UK dividends fell at the slowest rate in a year during the first quarter, with the oil sector making up around half of the total cuts.
Payouts fell in Q1 by 26.7% to £12.7 billion on an underlying basis year-on-year. According to the latest data from Link’s Dividend Monitor, the decline was the slowest in a year, while half of companies increased, restarted, or held dividends steady.
Dividend cuts in Q1 totalled £5.8 billion, with around half coming from the oil sector. Other big reductions came from telecoms giant BT, Easyjet, and Associated British Foods (the owner of retailer Primark).
The latest data marks a turning for the tide for UK dividends and stocks, which have been heavily impacted by the Covid-19 pandemic.

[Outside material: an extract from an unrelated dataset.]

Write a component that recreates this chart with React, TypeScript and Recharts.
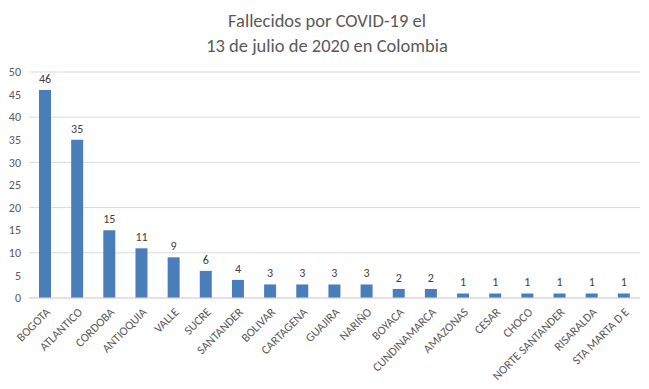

Over the last 12 months, the pandemic caused a 41.6% fall in dividends, with cuts totalling £44.8 billion as two thirds of companies made payout reductions according to Link.
Covid-19 has cost investors £44.8 billion in lost dividends from Q2 2020 to Q1 2021.
The banks, banned from paying dividends by the Prudential Regulation Authority, made up three tenths of the decline, oil companies another quarter, said Link Group.
Ian Stokes, managing director of corporate markets Emea, at Link Group said: “After the year-long pandemic winter for dividends, the buds of spring are about to burst into bloom. It’s hard to characterise the big drop in the first quarter as anything but bad news – but look closer and the green shoots are already sprouting.”
Stokes also highlighted that “big changes” are coming in the second quarter. He explained that, during the pandemic, many companies that had been over-distributing permanently reset their dividends to more sustainable levels.
“Most of these now hope to grow their dividends from this lower base. For others the effect of the cuts is more transitory so they will bounce back quickly,” he said.